Kentucky is building a lunar spacecraft. "Lunar IceCube" has won a coveted spot as a payload on the first launch of NASA's new 38-story deep space rocket, Space Launch System, or SLS, in 2018.
Often referred to as "cubesats" and flown in low Earth orbit, the use of tiny spacecraft like Lunar IceCube in deep space is a brand new development. Missions to destinations elsewhere in the solar system are now on being planned to take advantage of their small size and rapidly growing technical and scientific sophistication.
Lunar IceCube has won a coveted slot as one of 12 diminutive secondary payloads to deploy during the first planned flight in 2018 of NASA’s next-generation Space Launch System (SLS) and the second for its Orion Multi-Purpose Crew Vehicle — an event that scientists say will signal a paradigm shift in interplanetary science.

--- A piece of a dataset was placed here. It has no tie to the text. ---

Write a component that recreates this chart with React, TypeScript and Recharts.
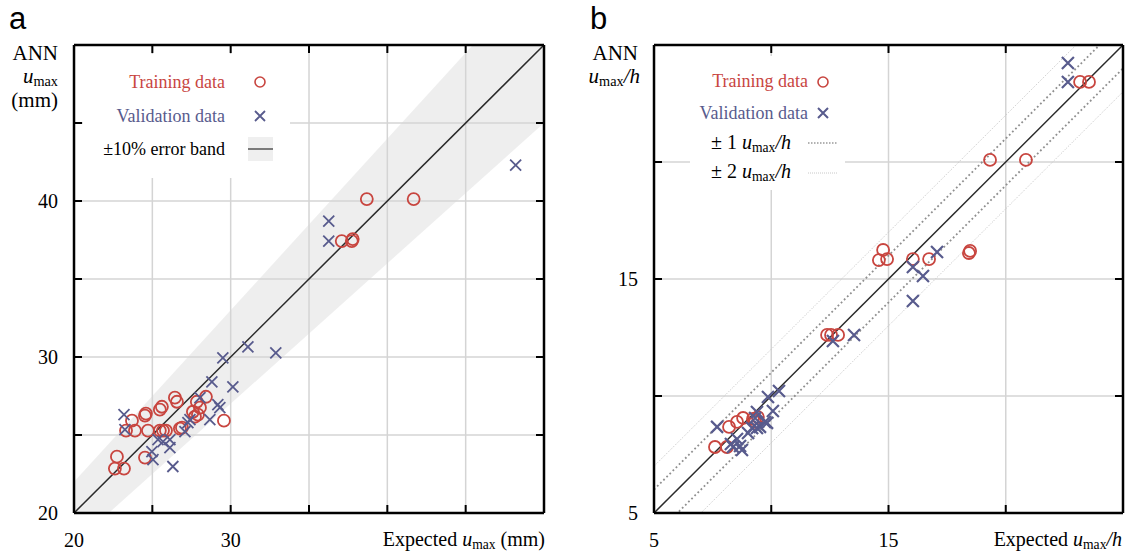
import React from "react";
import {
  ComposedChart,
  Scatter,
  Line,
  Area,
  XAxis,
  YAxis,
  ReferenceLine,
} from "recharts";

// panel a: u_max in mm
const trainingA = [
  { x: 22.74, y: 23.61 }, { x: 22.61, y: 22.85 }, { x: 23.19, y: 22.85 },
  { x: 23.32, y: 25.28 }, { x: 23.7, y: 25.92 }, { x: 23.89, y: 25.28 },
  { x: 24.53, y: 26.24 }, { x: 24.59, y: 26.37 }, { x: 24.72, y: 25.28 },
  { x: 24.53, y: 23.55 }, { x: 25.48, y: 26.62 }, { x: 25.61, y: 26.81 },
  { x: 26.44, y: 27.39 }, { x: 26.57, y: 27.13 }, { x: 25.48, y: 25.28 },
  { x: 25.68, y: 25.28 }, { x: 25.87, y: 25.28 }, { x: 26.76, y: 25.41 },
  { x: 26.89, y: 25.47 }, { x: 27.59, y: 26.49 }, { x: 27.84, y: 27.13 },
  { x: 28.04, y: 26.75 }, { x: 27.72, y: 26.17 }, { x: 27.91, y: 26.3 },
  { x: 28.42, y: 27.45 }, { x: 29.57, y: 25.92 }, { x: 38.69, y: 40.12 },
  { x: 41.68, y: 40.12 }, { x: 37.09, y: 37.43 }, { x: 37.73, y: 37.43 },
  { x: 37.79, y: 37.56 },
];

const validationA = [
  { x: 23.19, y: 26.3 }, { x: 23.25, y: 25.34 }, { x: 25.36, y: 24.7 },
  { x: 25.68, y: 24.57 }, { x: 24.97, y: 23.93 }, { x: 25.04, y: 23.42 },
  { x: 26.12, y: 24.7 }, { x: 26.12, y: 24.19 }, { x: 26.31, y: 22.98 },
  { x: 27.08, y: 25.21 }, { x: 27.27, y: 25.79 }, { x: 27.4, y: 25.98 },
  { x: 28.04, y: 27.39 }, { x: 28.67, y: 25.98 }, { x: 29.18, y: 26.94 },
  { x: 29.31, y: 26.75 }, { x: 30.14, y: 28.09 }, { x: 28.8, y: 28.41 },
  { x: 29.5, y: 29.95 }, { x: 31.1, y: 30.65 }, { x: 32.88, y: 30.27 },
  { x: 36.26, y: 38.71 }, { x: 36.26, y: 37.43 }, { x: 48.19, y: 42.3 },
];

// panel b: u_max / h
const trainingB = [
  { x: 7.6, y: 7.82 }, { x: 8.11, y: 7.82 }, { x: 8.2, y: 8.68 },
  { x: 8.54, y: 8.89 }, { x: 8.8, y: 9.06 }, { x: 9.22, y: 9.02 },
  { x: 9.43, y: 9.1 }, { x: 9.31, y: 8.89 }, { x: 12.38, y: 12.61 },
  { x: 12.55, y: 12.61 }, { x: 12.85, y: 12.61 }, { x: 14.59, y: 15.81 },
  { x: 14.77, y: 16.24 }, { x: 14.94, y: 15.85 }, { x: 16.04, y: 15.85 },
  { x: 16.73, y: 15.85 }, { x: 18.48, y: 16.2 }, { x: 18.43, y: 16.11 },
  { x: 19.33, y: 20.09 }, { x: 20.86, y: 20.09 }, { x: 23.17, y: 23.42 },
  { x: 23.55, y: 23.42 },
];

const validationB = [
  { x: 7.69, y: 8.68 }, { x: 8.28, y: 7.95 }, { x: 8.37, y: 7.82 },
  { x: 8.54, y: 8.16 }, { x: 8.75, y: 7.69 }, { x: 8.67, y: 7.86 },
  { x: 9.01, y: 8.42 }, { x: 9.18, y: 8.63 }, { x: 9.39, y: 8.63 },
  { x: 9.31, y: 9.06 }, { x: 9.39, y: 9.32 }, { x: 9.52, y: 8.68 },
  { x: 9.73, y: 8.89 }, { x: 9.82, y: 8.85 }, { x: 10.07, y: 9.36 },
  { x: 9.86, y: 9.96 }, { x: 10.33, y: 10.21 }, { x: 12.63, y: 12.35 },
  { x: 13.53, y: 12.61 }, { x: 16.04, y: 14.06 }, { x: 16.04, y: 15.51 },
  { x: 16.47, y: 15.13 }, { x: 17.07, y: 16.15 }, { x: 22.65, y: 24.23 },
  { x: 22.65, y: 23.42 },
];

const domainA: [number, number] = [20, 50];
const gridA = [20, 25, 30, 35, 40, 45, 50];
const xLabelsA = [20, 30];
const yLabelsA = [20, 30, 40];

const domainB: [number, number] = [5, 25];
const gridB = [5, 10, 15, 20, 25];
const xLabelsB = [5, 15];
const yLabelsB = [5, 15];

const bandPct = 0.1;
const offsetsB = [1, 2];

// reference lines / band, evaluated at the domain ends
const refA = domainA.map((x) => ({
  x,
  diag: x,
  band: [x * (1 - bandPct), x * (1 + bandPct)],
}));
const refB = domainB.map((x) => ({
  x,
  diag: x,
  p1: x + offsetsB[0],
  m1: x - offsetsB[0],
  p2: x + offsetsB[1],
  m2: x - offsetsB[1],
}));

const RED = "#c8453f";
const BLUE = "#585b8d";
const SERIF = '"Liberation Serif", "Times New Roman", serif';
const SANS = '"Liberation Sans", Arial, sans-serif';

const tickFont = { fill: "#000", fontSize: 20, fontFamily: SERIF };
const serif = { fontFamily: SERIF };
const GRID = "#d4d4d4";

const ring = (r: number, w: number) => (p: any) =>
  <circle cx={p.cx} cy={p.cy} r={r} fill="none" stroke={RED} strokeWidth={w} />;

const cross = (s: number, w: number) => (p: any) =>
  (
    <path
      d={`M${p.cx - s},${p.cy - s}L${p.cx + s},${p.cy + s}M${p.cx - s},${p.cy + s}L${p.cx + s},${p.cy - s}`}
      stroke={BLUE}
      strokeWidth={w}
      fill="none"
    />
  );

const noLabel = () => <g />;

// tiny non-zero sizes: axes with 0 width/height are not drawn at all
const THIN = 0.01;

function gridLines(grid: number[]) {
  return [
    ...grid.map((v) => (
      <ReferenceLine key={"gx" + v} x={v} stroke={GRID} strokeWidth={1.5} ifOverflow="visible" />
    )),
    ...grid.map((v) => (
      <ReferenceLine key={"gy" + v} y={v} stroke={GRID} strokeWidth={1.5} ifOverflow="visible" />
    )),
  ];
}

function frameAxes(domain: [number, number], grid: number[], xLabels: number[], yLabels: number[]) {
  const common = {
    type: "number" as const,
    domain,
    ticks: grid,
    allowDataOverflow: true,
    mirror: true,
    tick: noLabel,
    tickSize: 8,
    interval: 0 as const,
    stroke: "#000",
    axisLine: { stroke: "#000", strokeWidth: 2.5 },
    tickLine: { stroke: "#000", strokeWidth: 2 },
  };
  return [
    <XAxis key="xb" dataKey="x" height={THIN} {...common} />,
    <XAxis key="xt" xAxisId="t" orientation="top" dataKey="x" height={THIN} {...common} />,
    <YAxis key="yl" width={THIN} {...common} />,
    <YAxis key="yr" yAxisId="r" orientation="right" dataKey="diag" width={THIN} {...common} />,
    <XAxis
      key="xlab"
      xAxisId="lab"
      dataKey="x"
      type="number"
      domain={domain}
      ticks={xLabels}
      interval={0}
      height={THIN}
      tickSize={0}
      tickMargin={20}
      axisLine={false}
      tickLine={false}
      tick={tickFont}
    />,
    <YAxis
      key="ylab"
      yAxisId="lab"
      dataKey="diag"
      type="number"
      domain={domain}
      ticks={yLabels}
      interval={0}
      width={THIN}
      tickSize={0}
      tickMargin={16}
      axisLine={false}
      tickLine={false}
      tick={tickFont}
    />,
  ];
}

function Umax({ size = 20 }: { size?: number }) {
  return (
    <>
      <tspan fontStyle="italic">u</tspan>
      <tspan fontSize={size * 0.68} dy={3}>max</tspan>
    </>
  );
}

export default function App() {
  return (
    <div style={{ position: "absolute", left: 0, top: 0, width: 1131, height: 554, background: "#fff" }}>
      <div style={{ position: "absolute", left: 0, top: 0 }}>
        <ComposedChart
          width={565}
          height={554}
          data={refA}
          margin={{ top: 45, right: 21, bottom: 41, left: 74 }}
        >
          {gridLines(gridA)}
          <Area
            dataKey="band"
            type="linear"
            fill="#000"
            fillOpacity={0.065}
            stroke="none"
            dot={false}
            activeDot={false}
            isAnimationActive={false}
          />
          <Line
            dataKey="diag"
            type="linear"
            stroke="#2a2a2a"
            strokeWidth={1.5}
            dot={false}
            activeDot={false}
            isAnimationActive={false}
          />
          <Scatter data={trainingA} dataKey="y" shape={ring(6, 1.8)} isAnimationActive={false} />
          <Scatter data={validationA} dataKey="y" shape={cross(5.5, 1.8)} isAnimationActive={false} />
          {frameAxes(domainA, gridA, xLabelsA, yLabelsA)}
        </ComposedChart>
      </div>

      <div style={{ position: "absolute", left: 580, top: 0 }}>
        <ComposedChart
          width={551}
          height={554}
          data={refB}
          margin={{ top: 45, right: 8, bottom: 41, left: 74 }}
        >
          {gridLines(gridB)}
          <Line dataKey="p2" type="linear" stroke="#c4c4c4" strokeWidth={1} strokeDasharray="1 1.5" dot={false} activeDot={false} isAnimationActive={false} />
          <Line dataKey="m2" type="linear" stroke="#c4c4c4" strokeWidth={1} strokeDasharray="1 1.5" dot={false} activeDot={false} isAnimationActive={false} />
          <Line dataKey="p1" type="linear" stroke="#8f8f8f" strokeWidth={1.8} strokeDasharray="1.8 2.6" dot={false} activeDot={false} isAnimationActive={false} />
          <Line dataKey="m1" type="linear" stroke="#8f8f8f" strokeWidth={1.8} strokeDasharray="1.8 2.6" dot={false} activeDot={false} isAnimationActive={false} />
          <Line dataKey="diag" type="linear" stroke="#2a2a2a" strokeWidth={1.5} dot={false} activeDot={false} isAnimationActive={false} />
          <Scatter data={trainingB} dataKey="y" shape={ring(6, 1.8)} isAnimationActive={false} />
          <Scatter data={validationB} dataKey="y" shape={cross(6, 2.2)} isAnimationActive={false} />
          {frameAxes(domainB, gridB, xLabelsB, yLabelsB)}
        </ComposedChart>
      </div>

      <svg
        width={1131}
        height={554}
        style={{ position: "absolute", left: 0, top: 0, pointerEvents: "none", fontFamily: SERIF }}
      >
        {/* panel a labels */}
        <text x={9} y={29} style={{ fontFamily: SANS }} fontSize={31} fill="#000">a</text>
        <text x={58} y={60} style={serif} fontSize={21} textAnchor="end">ANN</text>
        <text x={58} y={83} style={serif} fontSize={21} textAnchor="end"><Umax size={21} /></text>
        <text x={58} y={107} style={serif} fontSize={21} textAnchor="end">(mm)</text>
        <text x={545} y={546} style={serif} fontSize={20} textAnchor="end">
          Expected <Umax size={20} />
          <tspan dy={-3}> (mm)</tspan>
        </text>

        {/* panel a legend */}
        <rect x={83} y={54} width={207} height={124} fill="#fff" />
        <text x={225} y={88} style={serif} fontSize={18} fill={RED} textAnchor="end">Training data</text>
        <circle cx={260} cy={82} r={5} fill="none" stroke={RED} strokeWidth={1.6} />
        <text x={225} y={122} style={serif} fontSize={18} fill={BLUE} textAnchor="end">Validation data</text>
        <path d="M255,111L265,121M255,121L265,111" stroke={BLUE} strokeWidth={1.8} />
        <text x={225} y={155} style={serif} fontSize={18} fill="#000" textAnchor="end">±10% error band</text>
        <rect x={248} y={137} width={25} height={24} fill="#efefef" />
        <line x1={248} x2={273} y1={149} y2={149} stroke="#555" strokeWidth={1.5} />

        {/* panel b labels */}
        <text x={590} y={29} style={{ fontFamily: SANS }} fontSize={31} fill="#000">b</text>
        <text x={638} y={60} style={serif} fontSize={21} textAnchor="end">ANN</text>
        <text x={640} y={83} style={serif} fontSize={21} textAnchor="end">
          <Umax size={21} />
          <tspan dy={-3} fontStyle="italic">/h</tspan>
        </text>
        <text x={1122} y={546} style={serif} fontSize={20} textAnchor="end">
          Expected <Umax size={20} />
          <tspan dy={-3} fontStyle="italic">/h</tspan>
        </text>

        {/* panel b legend */}
        <rect x={690} y={56} width={155} height={134} fill="#fff" />
        <text x={808} y={87} style={serif} fontSize={18} fill={RED} textAnchor="end">Training data</text>
        <circle cx={823} cy={82} r={5} fill="none" stroke={RED} strokeWidth={1.6} />
        <text x={808} y={119} style={serif} fontSize={18} fill={BLUE} textAnchor="end">Validation data</text>
        <path d="M818,108L828,118M818,118L828,108" stroke={BLUE} strokeWidth={2} />
        <text x={711} y={149} style={serif} fontSize={20}>
          ± 1 <Umax size={20} />
          <tspan dy={-3} fontStyle="italic">/h</tspan>
        </text>
        <line x1={808} x2={838} y1={143} y2={143} stroke="#999" strokeWidth={1.3} strokeDasharray="1.5 1.5" />
        <text x={711} y={178} style={serif} fontSize={20}>
          ± 2 <Umax size={20} />
          <tspan dy={-3} fontStyle="italic">/h</tspan>
        </text>
        <line x1={808} x2={838} y1={173} y2={173} stroke="#c8c8c8" strokeWidth={1} strokeDasharray="1 1" />
      </svg>
    </div>
  );
}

Morehead State University in Kentucky is leading the six-unit (6-U) CubeSat mission....
The craft will prospect for lunar volatiles and water during its six months in lunar orbit. Morehead State University will track the craft using its 21 meter steerable radio dish (pictured above) located on campus, just outside the university's new Space Science Center.
Morehead will work with partners at Goddard Space Flight Center in Greenbelt, Maryland, and the Massachusetts-based Busek Company.
Thanks to organizations like Kentucky Space, its commercial spinoff, Space Tango, and the Exomedicine Institute, Kentucky has attracted attention for its fast developing expertise in cubesats. Morehead State University has been crucial to those efforts.